When talking about Asian football, the southern region is often overlooked with the giants of the east and west taking most of the trophies, money and accolades but with a population of over 1.5 billion people, there is clearly huge potential in South Asia.

If plans to organise and introduce a champions league for clubs in the area actually come to fruition, it could be a major step in the right direction.

The idea is not a new one and not just because it would borrow heavily from the original European version. It almost happened two years ago, but there is a genuine desire this time to see something happen.

It would be good for clubs in the region as they will get to face international opposition

Sunando Dhar, CEO of India’s I-League

"It would be good for clubs in the region as they will get to face international opposition,” the CEO of India’s I-League Sunando Dhar told Al Jazeera.

"Other than India, not many South Asian countries can do so.
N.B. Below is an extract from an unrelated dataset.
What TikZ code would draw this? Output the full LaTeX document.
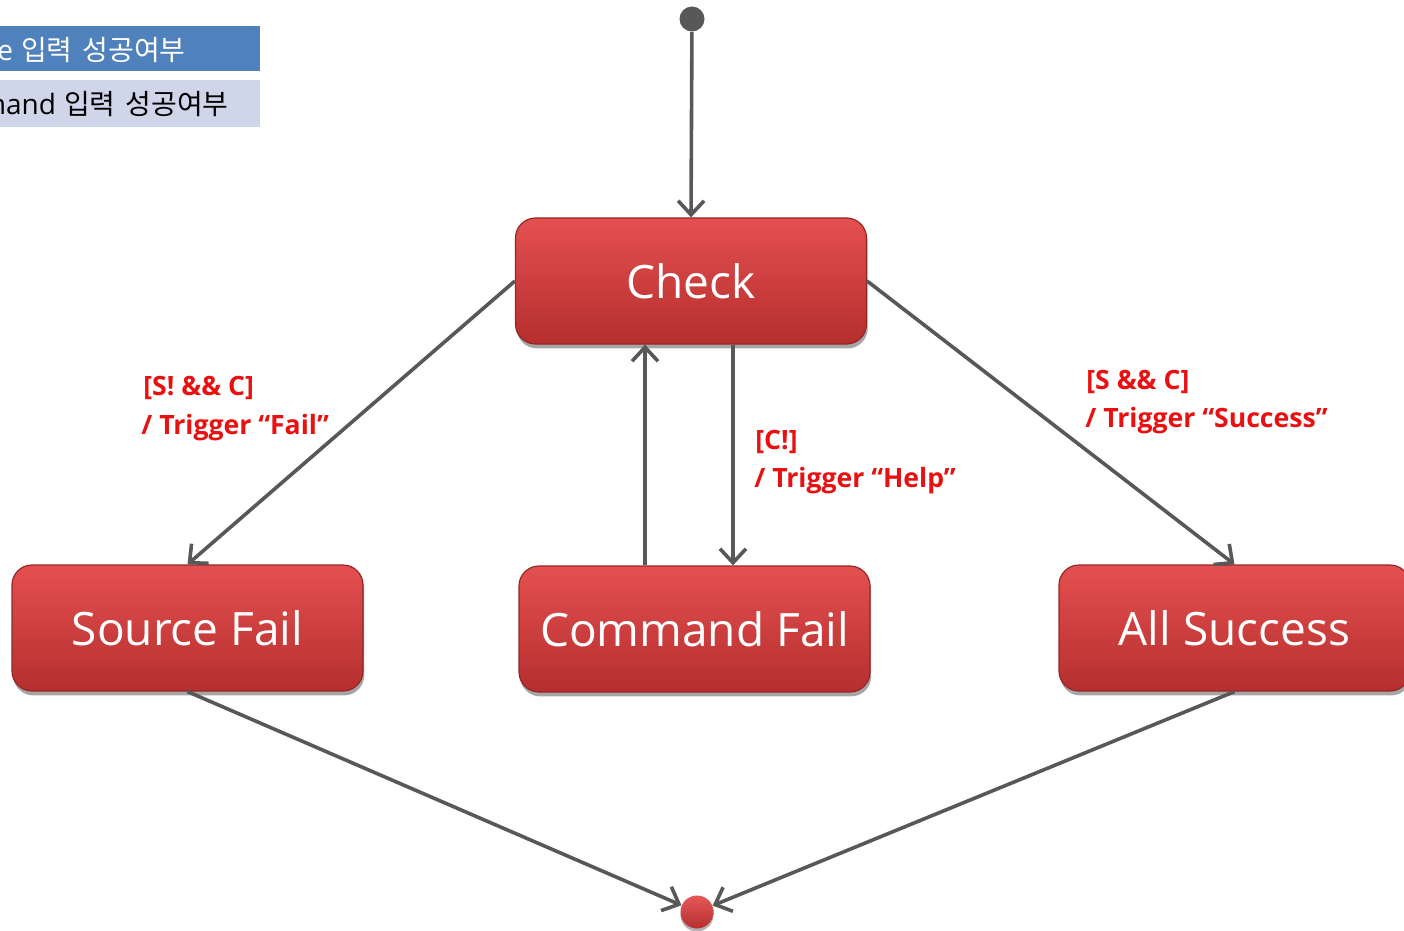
\documentclass[tikz,border=0pt]{standalone}
\usepackage{fontspec}
\setmainfont{Open Sans}
\newfontfamily\krfont{Noto Sans CJK KR}
\usetikzlibrary{arrows.meta,shadows,calc}

\definecolor{wire}{RGB}{88,88,88}
\definecolor{stateTop}{RGB}{228,80,80}
\definecolor{stateBot}{RGB}{182,46,46}
\definecolor{stateEdge}{RGB}{150,38,38}
\definecolor{guardRed}{RGB}{232,16,16}
\definecolor{legBlue}{RGB}{79,129,189}
\definecolor{legPale}{RGB}{208,214,234}

\tikzset{
  state/.style={rectangle, rounded corners=10pt,
    top color=stateTop, bottom color=stateBot, draw=stateEdge, line width=0.6pt,
    minimum width=175.5pt, minimum height=63pt, inner sep=0pt,
    text=white, font=\fontsize{23}{28}\selectfont,
    drop shadow={shadow xshift=0.6pt, shadow yshift=-2.2pt, opacity=0.35, fill=black}},
  flow/.style={draw=wire, line width=1.8pt, -{Straight Barb[length=7pt,width=13pt,line width=1.8pt]}},
  guard/.style={text=guardRed, font=\bfseries\fontsize{13.3}{16}\selectfont, inner sep=0pt},
  legbox/.style={rectangle, inner sep=0pt, minimum width=400pt},
  legtext/.style={font=\fontsize{14}{17}\selectfont, inner sep=0pt, anchor=base east},
}

\begin{document}
\begin{tikzpicture}[x=0.5pt,y=-0.5pt]
\useasboundingbox (0,0) rectangle (1404,931);

% legend strip, running off the left edge
\begin{scope}
  \clip (0,0) rectangle (1404,931);
  \node (legsrcbox) [legbox, fill=legBlue, minimum height=22.5pt, anchor=east] at (260,48.5) {};
  \node (legcmdbox) [legbox, fill=legPale, minimum height=23.5pt, anchor=east] at (260,103.5) {};
  \node (legsrc) [legtext, text=white] at (186,61) {Source\hspace{4pt}{\krfont 입력\hspace{5pt}성공여부}};
  \node (legcmd) [legtext, text=black] at (229,115) {Command\hspace{4pt}{\krfont 입력\hspace{5pt}성공여부}};
\end{scope}

% pseudo states
\node (start) [circle, fill=wire, minimum size=12.5pt, inner sep=0pt] at (692,19) {};
\node (stop) [circle, inner sep=0pt, minimum size=16.5pt,
  top color=stateTop!95!white, bottom color=stateBot,
  drop shadow={shadow xshift=0pt, shadow yshift=-1.5pt, opacity=0.3, fill=black}] at (697,912) {};

% states
\node (check) [state] at (691,281) {Check};
\node (sfail) [state] at (187.5,628) {Source Fail};
\node (cfail) [state] at (694.5,629) {Command Fail};
\node (allok) [state] at (1234.5,628) {All Success};

% transitions
\draw[flow] (start) -- (check.north);
\draw[flow] (check.west) -- (sfail.north);
\draw[flow] (check.east) -- (allok.north);
\draw[flow] ([xshift=-24.75pt]cfail.north) -- ([xshift=-24.75pt]cfail.north |- check.south);
\draw[flow] ([xshift=19.25pt]cfail.north |- check.south) -- ([xshift=19.25pt]cfail.north);
\draw[flow] (sfail.south) -- (stop);
\draw[flow] (allok.south) -- (stop);

% guards and actions
\node (gfail1) [guard, anchor=base west] at (143,395) {[S! \&\& C]};
\node (gfail2) [guard, anchor=base west] at (141,434) {/ Trigger “Fail”};
\node (ghelp1) [guard, anchor=base west] at (755,449) {[C!]};
\node (ghelp2) [guard, anchor=base west] at (754,487) {/ Trigger “Help”};
\node (gok1) [guard, anchor=base west] at (1086,389) {[S \&\& C]};
\node (gok2) [guard, anchor=base west] at (1085,427) {/ Trigger “Success”};
\end{tikzpicture}
\end{document}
International competition will make the clubs better which improves the football standards as a whole."

Even India does not have automatic representation in the Asian Champions League. The other members of the South Asian Football Federation (SAFF) – Bangladesh, India, Pakistan, Sri Lanka, Nepal, Afghanistan, Maldives and Bhutan - are even further away from the continent’s showpiece tournament which has, until now, been a preserve of west and east Asia with a smattering of spice from Thailand and Australia.

Even the second-tier AFC Cup, held for ‘Developing nations” is out of bounds for all except India and Maldives. That leaves the AFC President’s Cup, for “emerging countries” such as Taiwan and Turkmenistan. Playing regular club games against neighbours and rivals could complement the existing competitions nicely and provide more exposure to international football.

That is especially important in South Asia and as well as giving the club scene a boost, it would give local players much needed experience.  

Even national teams struggle to play games outside of the region and sometimes struggle to play games at all. This lack of international knowhow has long been a major complaint from a whole succession of national team coaches.

India conundrum

SAFF president Kazi Salahuddin is a keen advocate of the plan and has been since taking the regional hotseat in 2009. Turning it from an idea, even a well-received one, into reality has not been easy however.

"The club championship is one of my biggest dreams," Salahuddin said last month.

"In Europe, it is the most popular competition. There are two big problems, however, sponsorships and India," although the Bangladesh official added, "Sponsorship is something that can be arranged."

Dhar agrees with that sentiment. “Sponsorship should not be a problem as SAFF had quite a few sponsors at the SAFF Cup though it has to be said that sponsorship is always a key issue in the region and football falls behind cricket in that regard but it could be an avenue to explore.”

And he also agrees that India has been, and continues to be, the main stumbling block. Without India, there is no chance of any tournament. While the UEFA Champions League without, say, Germany, would feel strange and underwhelming, the tournament could continue. India being absent means it doesn’t happen.

"The main problem is finding a timeslot," admits Dhar.

"With the weather conditions in this part of the world, there are always three or four months when it is hard to play football. And when you have the I-League taking place for six months then there is not much time left. India has not been able, in the past, to commit to a time slot and that is a problem that remains and that is a problem for SAFF to solve."

"If the tournament is to happen it has to happen before August and before then is the rain and high temperatures. If they can find a slot then it will benefit everyone. It could be great for I-League clubs as they could use it as a warm-up before the I-league season. There is no doubt that clubs would like to participate in this."

Instead of a season-long tournament, a short, sharp and concentrated event could be the way forward but a number of options are being discussed.

The most important point is that it happens in some shape or form. It could be the boost that South Asian club football needs.